Record excerpts

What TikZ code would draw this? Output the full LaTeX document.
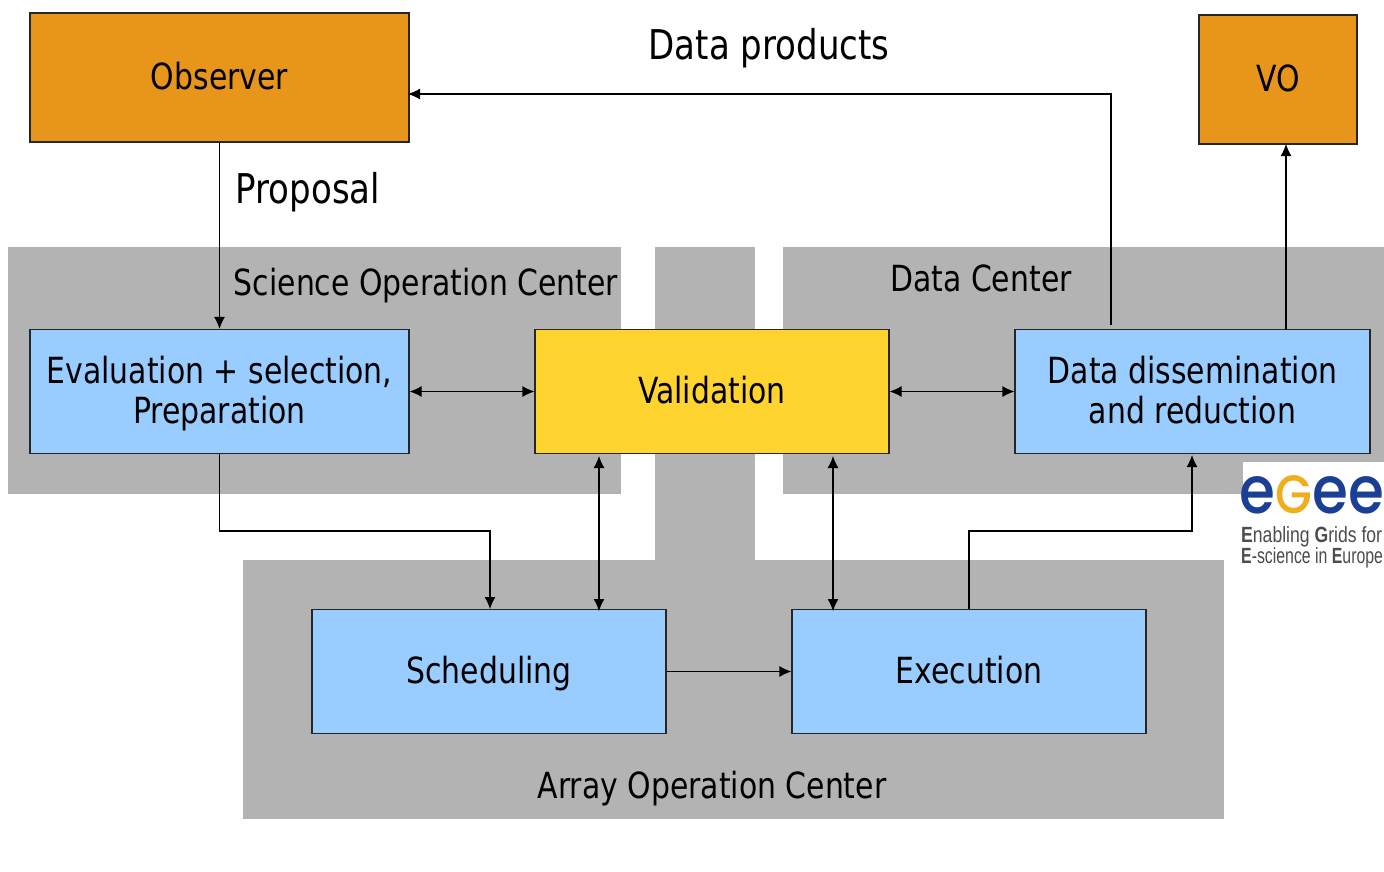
\documentclass[tikz,border=0pt]{standalone}
\usepackage{fontspec}
\setmainfont{DejaVu Sans}[FakeStretch=0.83]
\newfontfamily\logofont{Poppins Medium}[FakeStretch=0.88]
\newfontfamily\logotext{Liberation Sans}[FakeStretch=0.8]
\newfontfamily\logotextb{Liberation Sans}[FakeStretch=0.72]
\usetikzlibrary{arrows.meta}
\definecolor{zonegray}{HTML}{B3B3B3}
\definecolor{boxorange}{HTML}{E8951B}
\definecolor{boxblue}{HTML}{99CCFF}
\definecolor{boxyellow}{HTML}{FFD42E}
\definecolor{egeeblue}{HTML}{1B3F94}
\definecolor{egeegold}{HTML}{F0AE1E}
\begin{document}
\begin{tikzpicture}[x=1pt, y=-1pt,
  every node/.style = {font=\fontsize{36}{40}\selectfont, align=center, inner sep=0pt},
  zone/.style = {fill=zonegray, draw=none},
  frame/.style = {draw=black!85, line width=1.2pt, minimum height=124pt},
  box/.style = {frame, text height=23.5pt, text depth=0pt},
  bigger/.style = {font=\fontsize{41}{45}\selectfont},
  link/.style = {draw=black, line width=1.2pt, -{Latex[length=12pt,width=11pt]}},
  both/.style = {link, {Latex[length=12pt,width=11pt]}-{Latex[length=12pt,width=11pt]}}]
  \useasboundingbox (0,0) rectangle (1384,871);
  % gray zones
  \fill [zone] (8,247) rectangle (621,494);
  \fill [zone] (655,247) rectangle (755,560);
  \fill [zone] (783,247) rectangle (1384,494);
  \fill [zone] (243,560) rectangle (1224,819);
  % boxes
  \node (observer) [box, fill=boxorange, minimum width=379pt, minimum height=129pt] at (219.5,77.5) {Observer};
  \node (vo) [box, fill=boxorange, minimum width=158pt, minimum height=129pt] at (1278,79.5) {VO};
  \node (evaluation) [frame, fill=boxblue, minimum width=379pt] at (219.5,391.5) {\rule{0pt}{31pt}Evaluation + selection,\\Preparation};
  \node (validation) [box, fill=boxyellow, minimum width=354pt] at (712,391.5) {Validation};
  \node (dissemination) [frame, fill=boxblue, minimum width=355pt] at (1192.5,391.5) {\rule{0pt}{31pt}Data dissemination\\\rule[-8pt]{0pt}{8pt}and reduction};
  \node (scheduling) [box, fill=boxblue, minimum width=354pt] at (489,671.5) {Scheduling};
  \node (execution) [box, fill=boxblue, minimum width=354pt] at (969,671.5) {Execution};
  % labels
  \node (products) [bigger] at (769,48) {Data products};
  \node (proposal) [bigger] at (308,192) {Proposal};
  \node (soc) at (426,286) {Science Operation Center};
  \node (dc) at (981,278) {Data Center};
  \node (aoc) at (712,789) {Array Operation Center};
  % connector ends off the box centres
  \coordinate (obsin) at (408,94);
  \coordinate (dissout) at (1111,325);
  \coordinate (voin) at (1286,144);
  \coordinate (dissvo) at (1286,330);
  \coordinate (valleft) at (599,456);
  \coordinate (schedright) at (599,611);
  \coordinate (valright) at (833,456);
  \coordinate (execleft) at (833,611);
  \coordinate (schedin) at (490,609);
  \coordinate (dissin) at (1192,455);
  % connectors
  \draw [link] (observer.south) -- (evaluation.north);
  \draw [link] (dissout) |- (obsin);
  \draw [link] (dissvo) -- (voin);
  \draw [both] (evaluation.east) -- (validation.west);
  \draw [both] (validation.east) -- (dissemination.west);
  \draw [both] (valleft) -- (schedright);
  \draw [both] (valright) -- (execleft);
  \draw [link] (evaluation.south) |- (355,531) -| (schedin);
  \draw [link] (execution.north) |- (1080,531) -| (dissin);
  \draw [link] (scheduling.east) -- (execution.west);
  % logo
  \fill [white] (1243,462) rectangle (1384,570);
  \node (egee) [anchor=base] at (1312,513) {\logofont\fontsize{66}{66}\selectfont\textcolor{egeeblue}{e}\textcolor{egeegold}{\fontsize{54}{54}\selectfont G}\textcolor{egeeblue}{ee}};
  \node (enabling) [anchor=west, text=black!70] at (1241,537) {\logotext\fontsize{22}{22}\selectfont\textbf{E}nabling \textbf{G}rids for};
  \node (escience) [anchor=west, text=black!70] at (1241,558) {\logotextb\fontsize{22}{22}\selectfont\textbf{E}-science in \textbf{E}urope};
\end{tikzpicture}
\end{document}
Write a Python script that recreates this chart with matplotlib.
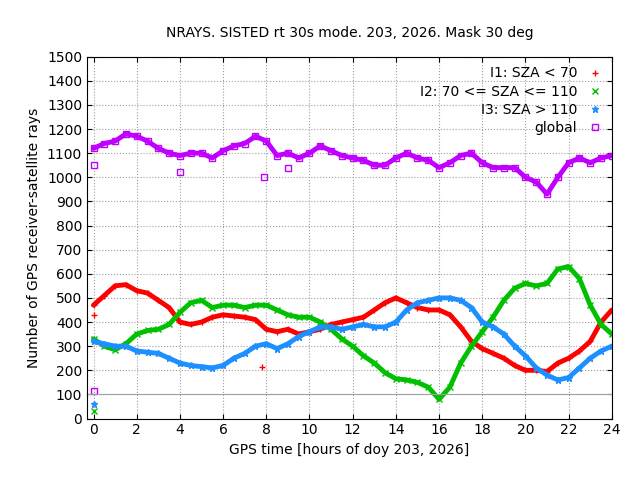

Requirements
From the material above, reproduce everything verbatim except the pictures.

The answer
What TikZ code would draw this? Output the full LaTeX document.
\documentclass[tikz,border=0pt]{standalone}
\usepackage{fontspec}
\setmainfont{DejaVu Sans}[FakeStretch=0.83]
\newfontfamily\logofont{Poppins Medium}[FakeStretch=0.88]
\newfontfamily\logotext{Liberation Sans}[FakeStretch=0.8]
\newfontfamily\logotextb{Liberation Sans}[FakeStretch=0.72]
\usetikzlibrary{arrows.meta}
\definecolor{zonegray}{HTML}{B3B3B3}
\definecolor{boxorange}{HTML}{E8951B}
\definecolor{boxblue}{HTML}{99CCFF}
\definecolor{boxyellow}{HTML}{FFD42E}
\definecolor{egeeblue}{HTML}{1B3F94}
\definecolor{egeegold}{HTML}{F0AE1E}
\begin{document}
\begin{tikzpicture}[x=1pt, y=-1pt,
  every node/.style = {font=\fontsize{36}{40}\selectfont, align=center, inner sep=0pt},
  zone/.style = {fill=zonegray, draw=none},
  frame/.style = {draw=black!85, line width=1.2pt, minimum height=124pt},
  box/.style = {frame, text height=23.5pt, text depth=0pt},
  bigger/.style = {font=\fontsize{41}{45}\selectfont},
  link/.style = {draw=black, line width=1.2pt, -{Latex[length=12pt,width=11pt]}},
  both/.style = {link, {Latex[length=12pt,width=11pt]}-{Latex[length=12pt,width=11pt]}}]
  \useasboundingbox (0,0) rectangle (1384,871);
  % gray zones
  \fill [zone] (8,247) rectangle (621,494);
  \fill [zone] (655,247) rectangle (755,560);
  \fill [zone] (783,247) rectangle (1384,494);
  \fill [zone] (243,560) rectangle (1224,819);
  % boxes
  \node (observer) [box, fill=boxorange, minimum width=379pt, minimum height=129pt] at (219.5,77.5) {Observer};
  \node (vo) [box, fill=boxorange, minimum width=158pt, minimum height=129pt] at (1278,79.5) {VO};
  \node (evaluation) [frame, fill=boxblue, minimum width=379pt] at (219.5,391.5) {\rule{0pt}{31pt}Evaluation + selection,\\Preparation};
  \node (validation) [box, fill=boxyellow, minimum width=354pt] at (712,391.5) {Validation};
  \node (dissemination) [frame, fill=boxblue, minimum width=355pt] at (1192.5,391.5) {\rule{0pt}{31pt}Data dissemination\\\rule[-8pt]{0pt}{8pt}and reduction};
  \node (scheduling) [box, fill=boxblue, minimum width=354pt] at (489,671.5) {Scheduling};
  \node (execution) [box, fill=boxblue, minimum width=354pt] at (969,671.5) {Execution};
  % labels
  \node (products) [bigger] at (769,48) {Data products};
  \node (proposal) [bigger] at (308,192) {Proposal};
  \node (soc) at (426,286) {Science Operation Center};
  \node (dc) at (981,278) {Data Center};
  \node (aoc) at (712,789) {Array Operation Center};
  % connector ends off the box centres
  \coordinate (obsin) at (408,94);
  \coordinate (dissout) at (1111,325);
  \coordinate (voin) at (1286,144);
  \coordinate (dissvo) at (1286,330);
  \coordinate (valleft) at (599,456);
  \coordinate (schedright) at (599,611);
  \coordinate (valright) at (833,456);
  \coordinate (execleft) at (833,611);
  \coordinate (schedin) at (490,609);
  \coordinate (dissin) at (1192,455);
  % connectors
  \draw [link] (observer.south) -- (evaluation.north);
  \draw [link] (dissout) |- (obsin);
  \draw [link] (dissvo) -- (voin);
  \draw [both] (evaluation.east) -- (validation.west);
  \draw [both] (validation.east) -- (dissemination.west);
  \draw [both] (valleft) -- (schedright);
  \draw [both] (valright) -- (execleft);
  \draw [link] (evaluation.south) |- (355,531) -| (schedin);
  \draw [link] (execution.north) |- (1080,531) -| (dissin);
  \draw [link] (scheduling.east) -- (execution.west);
  % logo
  \fill [white] (1243,462) rectangle (1384,570);
  \node (egee) [anchor=base] at (1312,513) {\logofont\fontsize{66}{66}\selectfont\textcolor{egeeblue}{e}\textcolor{egeegold}{\fontsize{54}{54}\selectfont G}\textcolor{egeeblue}{ee}};
  \node (enabling) [anchor=west, text=black!70] at (1241,537) {\logotext\fontsize{22}{22}\selectfont\textbf{E}nabling \textbf{G}rids for};
  \node (escience) [anchor=west, text=black!70] at (1241,558) {\logotextb\fontsize{22}{22}\selectfont\textbf{E}-science in \textbf{E}urope};
\end{tikzpicture}
\end{document}
Write a Python script that recreates this chart with matplotlib.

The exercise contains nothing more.